> **What you should do**: Write the material out again exactly as it stands.

> **Dataset section**:
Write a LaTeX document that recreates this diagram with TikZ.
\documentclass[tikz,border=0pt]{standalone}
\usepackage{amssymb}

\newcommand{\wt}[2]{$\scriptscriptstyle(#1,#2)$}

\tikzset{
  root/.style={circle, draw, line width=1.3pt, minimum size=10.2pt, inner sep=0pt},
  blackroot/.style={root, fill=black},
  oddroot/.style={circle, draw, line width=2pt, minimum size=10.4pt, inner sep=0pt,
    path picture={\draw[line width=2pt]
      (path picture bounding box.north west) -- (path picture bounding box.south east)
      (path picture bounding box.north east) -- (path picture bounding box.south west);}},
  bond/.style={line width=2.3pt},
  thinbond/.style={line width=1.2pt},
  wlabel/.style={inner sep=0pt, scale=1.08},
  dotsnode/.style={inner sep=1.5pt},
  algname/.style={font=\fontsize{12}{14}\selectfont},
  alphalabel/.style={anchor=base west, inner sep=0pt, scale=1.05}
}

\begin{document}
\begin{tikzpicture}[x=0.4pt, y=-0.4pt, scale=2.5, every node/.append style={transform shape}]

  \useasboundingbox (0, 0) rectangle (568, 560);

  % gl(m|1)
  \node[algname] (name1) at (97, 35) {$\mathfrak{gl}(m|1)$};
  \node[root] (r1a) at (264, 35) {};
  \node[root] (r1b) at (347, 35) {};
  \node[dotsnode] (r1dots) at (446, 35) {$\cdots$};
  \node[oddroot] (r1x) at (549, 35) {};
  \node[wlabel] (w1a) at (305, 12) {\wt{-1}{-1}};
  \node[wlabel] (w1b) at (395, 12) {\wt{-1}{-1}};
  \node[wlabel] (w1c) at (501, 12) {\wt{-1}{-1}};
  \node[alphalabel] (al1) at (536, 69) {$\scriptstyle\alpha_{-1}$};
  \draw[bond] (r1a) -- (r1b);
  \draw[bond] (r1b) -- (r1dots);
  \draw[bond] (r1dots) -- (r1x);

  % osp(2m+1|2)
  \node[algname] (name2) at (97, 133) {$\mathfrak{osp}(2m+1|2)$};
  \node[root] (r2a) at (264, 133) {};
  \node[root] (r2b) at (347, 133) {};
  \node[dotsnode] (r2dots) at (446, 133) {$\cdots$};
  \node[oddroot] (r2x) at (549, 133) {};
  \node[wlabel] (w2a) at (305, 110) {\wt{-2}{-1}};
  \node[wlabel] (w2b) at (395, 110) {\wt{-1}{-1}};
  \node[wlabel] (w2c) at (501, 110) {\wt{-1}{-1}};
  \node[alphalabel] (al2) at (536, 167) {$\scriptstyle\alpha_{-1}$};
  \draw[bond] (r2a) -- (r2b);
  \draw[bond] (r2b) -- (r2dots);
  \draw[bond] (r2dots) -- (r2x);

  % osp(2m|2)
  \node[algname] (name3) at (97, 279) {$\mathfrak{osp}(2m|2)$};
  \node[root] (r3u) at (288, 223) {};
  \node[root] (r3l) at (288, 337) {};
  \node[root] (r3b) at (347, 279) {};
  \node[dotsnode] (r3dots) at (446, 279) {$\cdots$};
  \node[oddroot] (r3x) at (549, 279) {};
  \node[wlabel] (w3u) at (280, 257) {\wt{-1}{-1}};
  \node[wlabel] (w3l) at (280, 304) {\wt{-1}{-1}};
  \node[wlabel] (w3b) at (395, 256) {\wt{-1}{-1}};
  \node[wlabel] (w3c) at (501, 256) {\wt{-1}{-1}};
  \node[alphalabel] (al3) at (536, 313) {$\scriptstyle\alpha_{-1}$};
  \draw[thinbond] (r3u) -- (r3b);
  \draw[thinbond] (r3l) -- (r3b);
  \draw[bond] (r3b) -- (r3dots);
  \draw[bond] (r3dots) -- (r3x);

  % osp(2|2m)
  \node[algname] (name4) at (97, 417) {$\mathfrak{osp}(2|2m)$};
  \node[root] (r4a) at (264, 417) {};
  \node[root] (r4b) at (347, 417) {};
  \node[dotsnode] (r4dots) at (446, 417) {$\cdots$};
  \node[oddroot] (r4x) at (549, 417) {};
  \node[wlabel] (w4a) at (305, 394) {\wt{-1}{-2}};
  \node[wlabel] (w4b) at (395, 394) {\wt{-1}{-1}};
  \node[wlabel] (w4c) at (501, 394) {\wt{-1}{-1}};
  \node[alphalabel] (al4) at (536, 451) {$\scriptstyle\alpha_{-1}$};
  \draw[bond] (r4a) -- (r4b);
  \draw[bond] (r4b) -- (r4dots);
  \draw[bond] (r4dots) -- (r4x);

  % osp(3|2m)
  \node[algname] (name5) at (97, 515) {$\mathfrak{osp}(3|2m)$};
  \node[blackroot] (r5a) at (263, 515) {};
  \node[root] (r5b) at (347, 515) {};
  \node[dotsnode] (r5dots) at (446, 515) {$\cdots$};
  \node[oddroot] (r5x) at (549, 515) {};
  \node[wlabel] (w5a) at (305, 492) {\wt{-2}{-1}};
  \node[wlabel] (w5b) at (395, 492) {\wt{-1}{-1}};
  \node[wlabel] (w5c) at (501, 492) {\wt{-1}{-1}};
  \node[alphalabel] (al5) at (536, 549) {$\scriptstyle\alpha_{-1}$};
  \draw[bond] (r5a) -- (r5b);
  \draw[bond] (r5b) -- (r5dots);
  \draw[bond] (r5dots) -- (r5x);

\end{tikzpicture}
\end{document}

> **Correct result**:
Write a LaTeX document that recreates this diagram with TikZ.
\documentclass[tikz,border=0pt]{standalone}
\usepackage{amssymb}

\newcommand{\wt}[2]{$\scriptscriptstyle(#1,#2)$}

\tikzset{
  root/.style={circle, draw, line width=1.3pt, minimum size=10.2pt, inner sep=0pt},
  blackroot/.style={root, fill=black},
  oddroot/.style={circle, draw, line width=2pt, minimum size=10.4pt, inner sep=0pt,
    path picture={\draw[line width=2pt]
      (path picture bounding box.north west) -- (path picture bounding box.south east)
      (path picture bounding box.north east) -- (path picture bounding box.south west);}},
  bond/.style={line width=2.3pt},
  thinbond/.style={line width=1.2pt},
  wlabel/.style={inner sep=0pt, scale=1.08},
  dotsnode/.style={inner sep=1.5pt},
  algname/.style={font=\fontsize{12}{14}\selectfont},
  alphalabel/.style={anchor=base west, inner sep=0pt, scale=1.05}
}

\begin{document}
\begin{tikzpicture}[x=0.4pt, y=-0.4pt, scale=2.5, every node/.append style={transform shape}]

  \useasboundingbox (0, 0) rectangle (568, 560);

  % gl(m|1)
  \node[algname] (name1) at (97, 35) {$\mathfrak{gl}(m|1)$};
  \node[root] (r1a) at (264, 35) {};
  \node[root] (r1b) at (347, 35) {};
  \node[dotsnode] (r1dots) at (446, 35) {$\cdots$};
  \node[oddroot] (r1x) at (549, 35) {};
  \node[wlabel] (w1a) at (305, 12) {\wt{-1}{-1}};
  \node[wlabel] (w1b) at (395, 12) {\wt{-1}{-1}};
  \node[wlabel] (w1c) at (501, 12) {\wt{-1}{-1}};
  \node[alphalabel] (al1) at (536, 69) {$\scriptstyle\alpha_{-1}$};
  \draw[bond] (r1a) -- (r1b);
  \draw[bond] (r1b) -- (r1dots);
  \draw[bond] (r1dots) -- (r1x);

  % osp(2m+1|2)
  \node[algname] (name2) at (97, 133) {$\mathfrak{osp}(2m+1|2)$};
  \node[root] (r2a) at (264, 133) {};
  \node[root] (r2b) at (347, 133) {};
  \node[dotsnode] (r2dots) at (446, 133) {$\cdots$};
  \node[oddroot] (r2x) at (549, 133) {};
  \node[wlabel] (w2a) at (305, 110) {\wt{-2}{-1}};
  \node[wlabel] (w2b) at (395, 110) {\wt{-1}{-1}};
  \node[wlabel] (w2c) at (501, 110) {\wt{-1}{-1}};
  \node[alphalabel] (al2) at (536, 167) {$\scriptstyle\alpha_{-1}$};
  \draw[bond] (r2a) -- (r2b);
  \draw[bond] (r2b) -- (r2dots);
  \draw[bond] (r2dots) -- (r2x);

  % osp(2m|2)
  \node[algname] (name3) at (97, 279) {$\mathfrak{osp}(2m|2)$};
  \node[root] (r3u) at (288, 223) {};
  \node[root] (r3l) at (288, 337) {};
  \node[root] (r3b) at (347, 279) {};
  \node[dotsnode] (r3dots) at (446, 279) {$\cdots$};
  \node[oddroot] (r3x) at (549, 279) {};
  \node[wlabel] (w3u) at (280, 257) {\wt{-1}{-1}};
  \node[wlabel] (w3l) at (280, 304) {\wt{-1}{-1}};
  \node[wlabel] (w3b) at (395, 256) {\wt{-1}{-1}};
  \node[wlabel] (w3c) at (501, 256) {\wt{-1}{-1}};
  \node[alphalabel] (al3) at (536, 313) {$\scriptstyle\alpha_{-1}$};
  \draw[thinbond] (r3u) -- (r3b);
  \draw[thinbond] (r3l) -- (r3b);
  \draw[bond] (r3b) -- (r3dots);
  \draw[bond] (r3dots) -- (r3x);

  % osp(2|2m)
  \node[algname] (name4) at (97, 417) {$\mathfrak{osp}(2|2m)$};
  \node[root] (r4a) at (264, 417) {};
  \node[root] (r4b) at (347, 417) {};
  \node[dotsnode] (r4dots) at (446, 417) {$\cdots$};
  \node[oddroot] (r4x) at (549, 417) {};
  \node[wlabel] (w4a) at (305, 394) {\wt{-1}{-2}};
  \node[wlabel] (w4b) at (395, 394) {\wt{-1}{-1}};
  \node[wlabel] (w4c) at (501, 394) {\wt{-1}{-1}};
  \node[alphalabel] (al4) at (536, 451) {$\scriptstyle\alpha_{-1}$};
  \draw[bond] (r4a) -- (r4b);
  \draw[bond] (r4b) -- (r4dots);
  \draw[bond] (r4dots) -- (r4x);

  % osp(3|2m)
  \node[algname] (name5) at (97, 515) {$\mathfrak{osp}(3|2m)$};
  \node[blackroot] (r5a) at (263, 515) {};
  \node[root] (r5b) at (347, 515) {};
  \node[dotsnode] (r5dots) at (446, 515) {$\cdots$};
  \node[oddroot] (r5x) at (549, 515) {};
  \node[wlabel] (w5a) at (305, 492) {\wt{-2}{-1}};
  \node[wlabel] (w5b) at (395, 492) {\wt{-1}{-1}};
  \node[wlabel] (w5c) at (501, 492) {\wt{-1}{-1}};
  \node[alphalabel] (al5) at (536, 549) {$\scriptstyle\alpha_{-1}$};
  \draw[bond] (r5a) -- (r5b);
  \draw[bond] (r5b) -- (r5dots);
  \draw[bond] (r5dots) -- (r5x);

\end{tikzpicture}
\end{document}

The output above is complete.